Material provided:
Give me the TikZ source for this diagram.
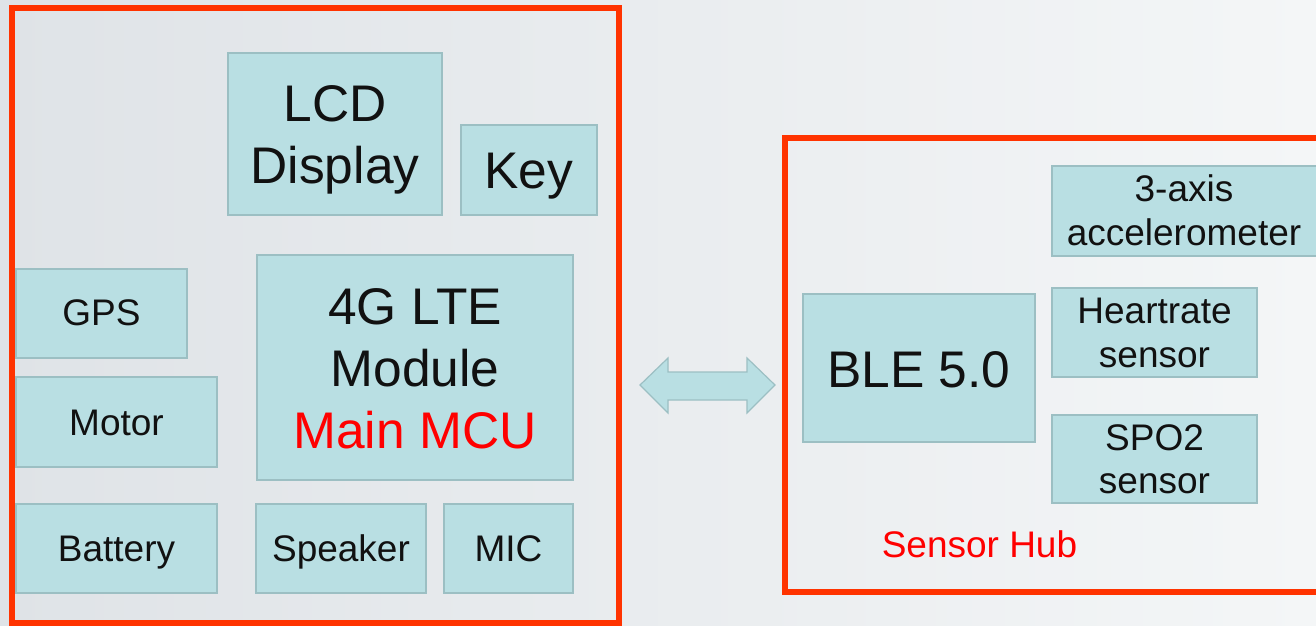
\documentclass[tikz,border=0pt]{standalone}
\usepackage{fontspec}
\setmainfont{Liberation Sans}
\definecolor{bgL}{HTML}{DFE3E7}
\definecolor{bgR}{HTML}{F4F6F7}
\definecolor{frame}{HTML}{FF3300}
\definecolor{boxfill}{HTML}{B9DFE3}
\definecolor{boxline}{HTML}{9CBFC3}
\definecolor{txt}{HTML}{111111}
\definecolor{redtxt}{HTML}{FF0000}
\tikzset{
  blk/.style={draw=boxline, fill=boxfill, line width=1.4pt},
  redframe/.style={draw=frame, line width=6pt},
  big/.style={inner sep=0pt, anchor=base, text=txt, font=\fontsize{51.5}{62}\selectfont},
  small/.style={inner sep=0pt, anchor=base, text=txt, font=\fontsize{37}{44}\selectfont},
  dblarrow/.style={draw=boxline, fill=boxfill, line width=1.2pt, line join=miter},
}
\begin{document}
\begin{tikzpicture}[x=1pt,y=-1pt]
\useasboundingbox (0,0) rectangle (1316,625);
\shade[left color=bgL, right color=bgR] (0,0) rectangle (1316,625);

% frames
\draw[redframe] (12,8) rectangle (619,623);
\draw[redframe] (785,138) rectangle (1330,592);

% left blocks
\draw[blk] (228,53) rectangle (442,215) coordinate (lcdBR);
\node[big] (lcd1) at (335,121) {LCD};
\node[big] (lcd2) at (335,183) {Display};

\draw[blk] (461,125) rectangle (597,215);
\node[big] (key) at (529,188) {Key};

\draw[blk] (257,255) rectangle (573,480);
\node[big] (lte1) at (415,324) {4G LTE};
\node[big] (lte2) at (415,386) {Module};
\node[big, text=redtxt] (lte3) at (415,448) {Main MCU};

\draw[blk] (16,269) rectangle (187,358);
\node[small] (gps) at (101.5,325) {GPS};

\draw[blk] (16,377) rectangle (217,467);
\node[small] (motor) at (116.5,435) {Motor};

\draw[blk] (16,504) rectangle (217,593);
\node[small] (battery) at (116.5,561) {Battery};

\draw[blk] (256,504) rectangle (426,593);
\node[small] (speaker) at (341,561) {Speaker};

\draw[blk] (444,504) rectangle (573,593);
\node[small] (mic) at (508.5,561) {MIC};

% arrow
\draw[dblarrow] (640,385) -- (668,358) -- (668,372) -- (747,372) -- (747,358)
  -- (775,385) -- (747,413) -- (747,400) -- (668,400) -- (668,413) -- cycle;

% right blocks
\draw[blk] (803,294) rectangle (1035,442);
\node[big] (ble) at (919,387) {BLE 5.0};

\draw[blk] (1052,166) rectangle (1317,256);
\node[small] (acc1) at (1184,201) {3-axis};
\node[small] (acc2) at (1184,245) {accelerometer};

\draw[blk] (1052,288) rectangle (1257,377);
\node[small] (hr1) at (1154.5,323) {Heartrate};
\node[small] (hr2) at (1154.5,367) {sensor};

\draw[blk] (1052,415) rectangle (1257,503);
\node[small] (spo1) at (1154.5,450) {SPO2};
\node[small] (spo2) at (1154.5,493) {sensor};

\node[small, text=redtxt] (hub) at (979.5,557) {Sensor Hub};
\end{tikzpicture}
\end{document}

What is needed: The lines from the start of the data through the line that contains "color=bgR] (0,0) rectangle (1316,625);" are to be returned exactly, please, with both ends included and every picture left out.

Solution for this task:
Give me the TikZ source for this diagram.
\documentclass[tikz,border=0pt]{standalone}
\usepackage{fontspec}
\setmainfont{Liberation Sans}
\definecolor{bgL}{HTML}{DFE3E7}
\definecolor{bgR}{HTML}{F4F6F7}
\definecolor{frame}{HTML}{FF3300}
\definecolor{boxfill}{HTML}{B9DFE3}
\definecolor{boxline}{HTML}{9CBFC3}
\definecolor{txt}{HTML}{111111}
\definecolor{redtxt}{HTML}{FF0000}
\tikzset{
  blk/.style={draw=boxline, fill=boxfill, line width=1.4pt},
  redframe/.style={draw=frame, line width=6pt},
  big/.style={inner sep=0pt, anchor=base, text=txt, font=\fontsize{51.5}{62}\selectfont},
  small/.style={inner sep=0pt, anchor=base, text=txt, font=\fontsize{37}{44}\selectfont},
  dblarrow/.style={draw=boxline, fill=boxfill, line width=1.2pt, line join=miter},
}
\begin{document}
\begin{tikzpicture}[x=1pt,y=-1pt]
\useasboundingbox (0,0) rectangle (1316,625);
\shade[left color=bgL, right color=bgR] (0,0) rectangle (1316,625);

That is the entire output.